[Task statement] Work out how many lines of the records hold the string "this", and reply with that number alone.

[Data extract]
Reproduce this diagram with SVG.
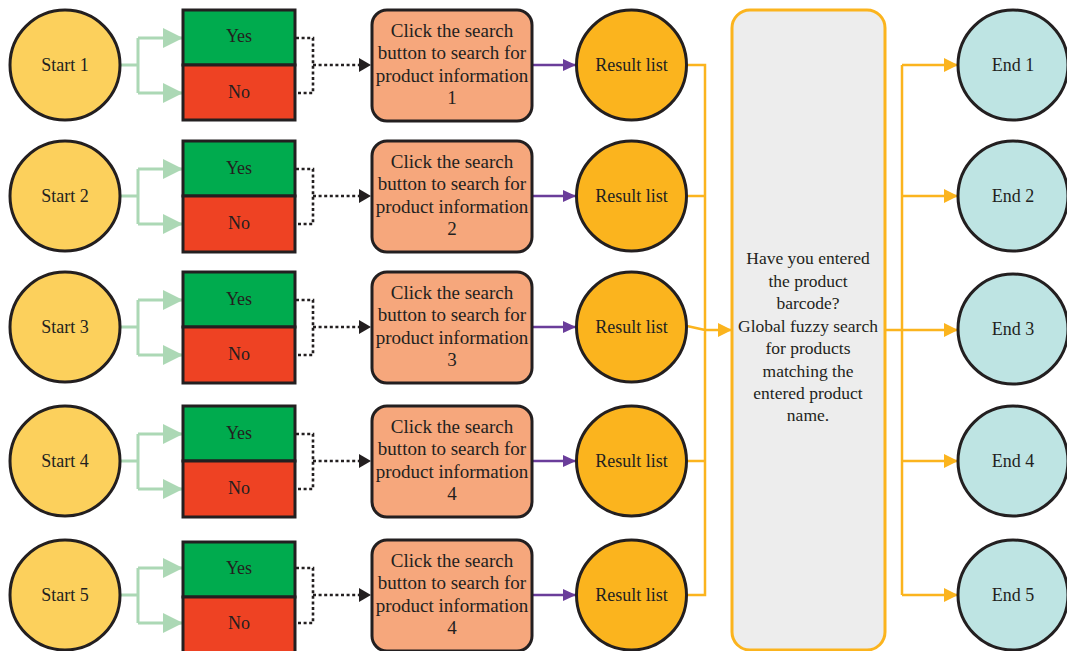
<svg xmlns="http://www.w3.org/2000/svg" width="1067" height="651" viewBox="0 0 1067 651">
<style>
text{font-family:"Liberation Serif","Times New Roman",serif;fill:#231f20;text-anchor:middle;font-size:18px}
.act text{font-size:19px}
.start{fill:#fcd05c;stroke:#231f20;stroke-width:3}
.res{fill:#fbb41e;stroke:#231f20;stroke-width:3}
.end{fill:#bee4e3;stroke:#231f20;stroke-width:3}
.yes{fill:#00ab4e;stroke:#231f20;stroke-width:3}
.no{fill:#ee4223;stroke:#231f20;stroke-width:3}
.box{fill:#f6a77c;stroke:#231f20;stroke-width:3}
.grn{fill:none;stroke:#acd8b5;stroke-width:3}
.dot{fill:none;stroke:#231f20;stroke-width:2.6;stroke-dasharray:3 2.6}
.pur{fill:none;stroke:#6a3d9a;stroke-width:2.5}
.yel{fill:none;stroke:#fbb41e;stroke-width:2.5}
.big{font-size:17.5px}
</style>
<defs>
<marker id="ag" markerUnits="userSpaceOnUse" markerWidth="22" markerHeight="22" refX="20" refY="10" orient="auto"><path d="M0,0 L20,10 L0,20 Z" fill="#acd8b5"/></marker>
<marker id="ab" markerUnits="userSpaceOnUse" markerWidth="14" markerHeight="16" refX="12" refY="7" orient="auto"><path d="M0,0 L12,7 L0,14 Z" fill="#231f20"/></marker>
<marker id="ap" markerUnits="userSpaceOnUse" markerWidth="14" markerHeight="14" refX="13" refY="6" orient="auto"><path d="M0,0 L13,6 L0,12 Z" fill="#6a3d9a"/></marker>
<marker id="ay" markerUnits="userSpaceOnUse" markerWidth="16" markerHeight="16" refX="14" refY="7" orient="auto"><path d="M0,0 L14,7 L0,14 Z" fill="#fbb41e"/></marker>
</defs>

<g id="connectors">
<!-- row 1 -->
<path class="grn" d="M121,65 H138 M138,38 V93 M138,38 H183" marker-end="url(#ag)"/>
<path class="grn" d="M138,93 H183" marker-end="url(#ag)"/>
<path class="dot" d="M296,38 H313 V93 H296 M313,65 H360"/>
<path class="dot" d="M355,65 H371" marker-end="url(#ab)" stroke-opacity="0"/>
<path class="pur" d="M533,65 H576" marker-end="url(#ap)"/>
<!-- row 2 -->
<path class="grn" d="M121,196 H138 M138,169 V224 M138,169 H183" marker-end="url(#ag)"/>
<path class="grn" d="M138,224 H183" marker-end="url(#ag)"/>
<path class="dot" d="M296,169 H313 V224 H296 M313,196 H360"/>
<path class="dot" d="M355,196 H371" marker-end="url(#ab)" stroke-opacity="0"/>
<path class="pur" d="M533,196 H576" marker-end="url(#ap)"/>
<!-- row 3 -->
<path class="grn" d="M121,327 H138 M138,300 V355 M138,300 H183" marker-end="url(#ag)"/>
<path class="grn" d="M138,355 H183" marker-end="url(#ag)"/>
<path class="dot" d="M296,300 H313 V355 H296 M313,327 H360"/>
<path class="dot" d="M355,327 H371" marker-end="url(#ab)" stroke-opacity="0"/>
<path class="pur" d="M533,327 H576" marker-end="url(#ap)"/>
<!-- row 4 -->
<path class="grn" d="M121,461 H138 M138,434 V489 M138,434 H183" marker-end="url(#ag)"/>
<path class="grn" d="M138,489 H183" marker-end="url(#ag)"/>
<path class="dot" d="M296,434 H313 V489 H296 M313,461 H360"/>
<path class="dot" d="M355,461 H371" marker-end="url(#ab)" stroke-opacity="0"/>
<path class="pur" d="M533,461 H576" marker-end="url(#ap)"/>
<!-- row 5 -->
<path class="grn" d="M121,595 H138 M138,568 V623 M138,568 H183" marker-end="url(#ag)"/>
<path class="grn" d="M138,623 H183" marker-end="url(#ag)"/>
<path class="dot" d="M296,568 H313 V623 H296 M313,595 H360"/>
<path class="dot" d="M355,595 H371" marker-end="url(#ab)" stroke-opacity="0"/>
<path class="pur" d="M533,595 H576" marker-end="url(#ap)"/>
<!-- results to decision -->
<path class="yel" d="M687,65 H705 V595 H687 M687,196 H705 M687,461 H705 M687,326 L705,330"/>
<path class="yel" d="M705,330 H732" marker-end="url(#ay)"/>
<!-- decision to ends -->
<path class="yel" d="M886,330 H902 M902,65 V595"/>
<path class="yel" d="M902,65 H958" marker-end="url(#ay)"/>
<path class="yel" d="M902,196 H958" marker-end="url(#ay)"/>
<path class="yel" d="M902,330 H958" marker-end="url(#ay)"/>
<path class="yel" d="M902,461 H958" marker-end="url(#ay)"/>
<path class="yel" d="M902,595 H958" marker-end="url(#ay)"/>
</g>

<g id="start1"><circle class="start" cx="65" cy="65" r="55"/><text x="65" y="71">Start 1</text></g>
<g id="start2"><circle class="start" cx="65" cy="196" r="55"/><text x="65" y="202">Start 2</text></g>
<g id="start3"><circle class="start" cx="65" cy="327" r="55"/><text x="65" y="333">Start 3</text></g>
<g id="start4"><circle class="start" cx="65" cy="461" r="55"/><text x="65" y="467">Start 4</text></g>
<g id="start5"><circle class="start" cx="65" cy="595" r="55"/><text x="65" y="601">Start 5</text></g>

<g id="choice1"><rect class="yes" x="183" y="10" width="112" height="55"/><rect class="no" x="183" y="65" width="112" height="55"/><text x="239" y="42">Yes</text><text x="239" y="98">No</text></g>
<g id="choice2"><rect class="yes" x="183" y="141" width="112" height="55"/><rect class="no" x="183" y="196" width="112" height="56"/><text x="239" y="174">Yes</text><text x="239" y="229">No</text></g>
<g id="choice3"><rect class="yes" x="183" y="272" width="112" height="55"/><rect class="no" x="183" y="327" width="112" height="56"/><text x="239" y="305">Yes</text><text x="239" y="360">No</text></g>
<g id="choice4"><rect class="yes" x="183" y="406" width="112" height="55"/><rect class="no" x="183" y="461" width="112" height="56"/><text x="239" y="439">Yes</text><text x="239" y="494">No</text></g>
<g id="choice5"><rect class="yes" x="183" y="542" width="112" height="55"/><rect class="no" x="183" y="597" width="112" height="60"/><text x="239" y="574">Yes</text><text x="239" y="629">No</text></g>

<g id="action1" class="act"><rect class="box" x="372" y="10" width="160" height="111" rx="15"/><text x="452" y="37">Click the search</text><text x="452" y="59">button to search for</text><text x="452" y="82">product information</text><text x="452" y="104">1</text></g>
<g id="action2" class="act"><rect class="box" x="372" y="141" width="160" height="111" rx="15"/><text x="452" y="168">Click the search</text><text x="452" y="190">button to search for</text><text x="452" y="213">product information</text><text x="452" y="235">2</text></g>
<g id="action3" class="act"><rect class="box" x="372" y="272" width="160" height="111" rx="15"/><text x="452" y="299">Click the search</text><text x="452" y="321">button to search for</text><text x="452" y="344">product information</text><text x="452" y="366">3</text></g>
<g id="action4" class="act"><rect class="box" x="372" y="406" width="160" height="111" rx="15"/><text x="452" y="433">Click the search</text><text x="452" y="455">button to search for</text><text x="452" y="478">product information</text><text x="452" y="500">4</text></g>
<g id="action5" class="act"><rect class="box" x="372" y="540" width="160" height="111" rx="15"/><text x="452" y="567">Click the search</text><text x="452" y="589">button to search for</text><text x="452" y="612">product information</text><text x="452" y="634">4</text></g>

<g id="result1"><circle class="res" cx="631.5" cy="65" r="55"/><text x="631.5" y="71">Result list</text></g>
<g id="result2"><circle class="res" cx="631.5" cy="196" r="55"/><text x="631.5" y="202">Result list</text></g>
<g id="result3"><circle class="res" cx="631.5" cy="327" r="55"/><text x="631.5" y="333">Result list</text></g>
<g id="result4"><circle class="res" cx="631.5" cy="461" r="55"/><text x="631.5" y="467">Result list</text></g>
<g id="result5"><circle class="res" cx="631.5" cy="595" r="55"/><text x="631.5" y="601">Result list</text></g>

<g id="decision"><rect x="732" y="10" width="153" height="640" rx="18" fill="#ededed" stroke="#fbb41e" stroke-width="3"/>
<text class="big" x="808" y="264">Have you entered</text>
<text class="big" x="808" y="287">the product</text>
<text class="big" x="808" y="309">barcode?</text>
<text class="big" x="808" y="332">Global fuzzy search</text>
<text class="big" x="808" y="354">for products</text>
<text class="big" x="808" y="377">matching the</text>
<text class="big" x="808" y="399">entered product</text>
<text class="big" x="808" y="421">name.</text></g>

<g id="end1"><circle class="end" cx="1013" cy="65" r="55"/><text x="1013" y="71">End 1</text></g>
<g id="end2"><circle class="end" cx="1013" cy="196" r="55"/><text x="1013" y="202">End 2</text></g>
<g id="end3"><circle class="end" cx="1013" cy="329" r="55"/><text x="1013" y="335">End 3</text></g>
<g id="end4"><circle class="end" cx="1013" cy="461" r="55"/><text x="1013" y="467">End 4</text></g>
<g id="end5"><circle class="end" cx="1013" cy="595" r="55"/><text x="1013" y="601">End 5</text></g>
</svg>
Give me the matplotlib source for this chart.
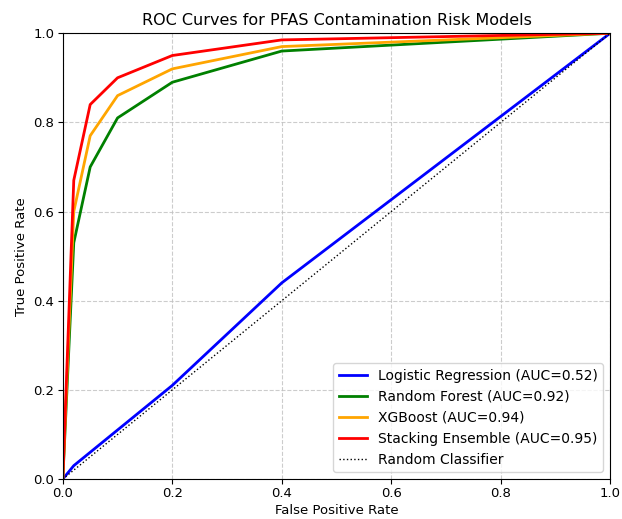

[Full solution] 2